There are several things I don't understand here.

  • items in terms 1 and 2 are sorted most recent first. Items in term 3 are sorted oldest first. Even considering alphabetical order the orders differ.

  • PPID 3383 is the same for all three terms, but at different start times.

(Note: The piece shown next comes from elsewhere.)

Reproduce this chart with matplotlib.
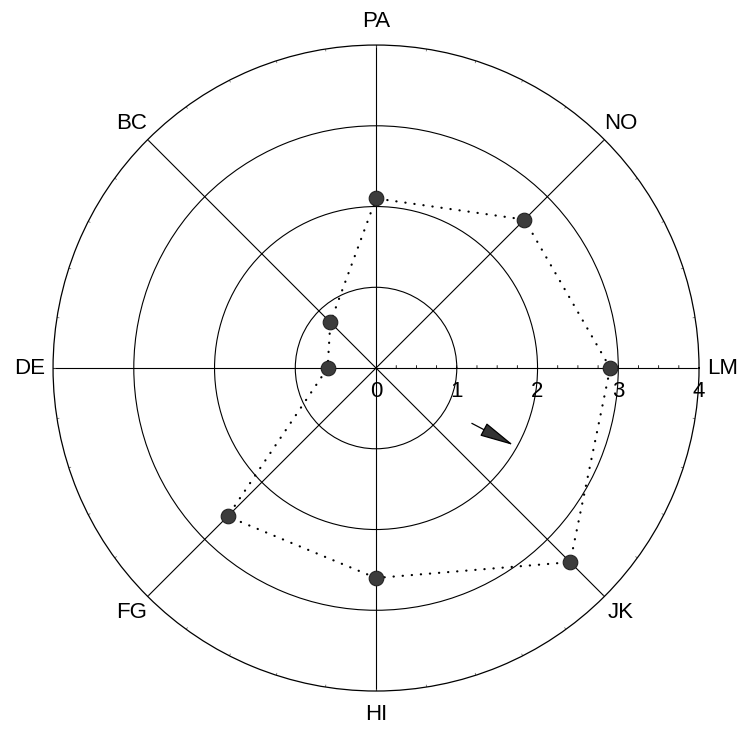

It seems that several distinct PPID might be the same although they are different processes?


System info:

$ ps -V
procps-ng version 3.3.9
$ uname -a
Linux sobel 3.13.0-37-generic #64-Ubuntu SMP Mon Sep 22 21:28:38 UTC 2014 x86_64 x86_64 x86_64 GNU/Linux

Best Answer

ps --sort=lstart doesn't actually sort by lstart, According to this serverfault comment:

lstart gives a full timestamp, but cannot be used as a sort key. start_time gives the usual 'time within the last 24 hours, date otherwise' column, and can be used as a sort key.

This is implicitly documented in ps's man pages, where lstart is not listed under the OBSOLETE SORT KEYS section, but start_time is.

The source code also backs this up, see this definition starting on line 1506:

/* Many of these are placeholders for unsupported options. */
static const format_struct format_array[] = {
/* code       header     print()      sort()    width need vendor flags  */
[...]
{"lstart",    "STARTED", pr_lstart,   sr_nop,    24,   0,    XXX, ET|RIGHT},
[...]
{"start_time", "START",  pr_stime,    sr_start_time, 5, 0,   LNx, ET|RIGHT},
[...]
};

Edit: expanded on the explanation on the right answer, and removed the misleading part of the original one.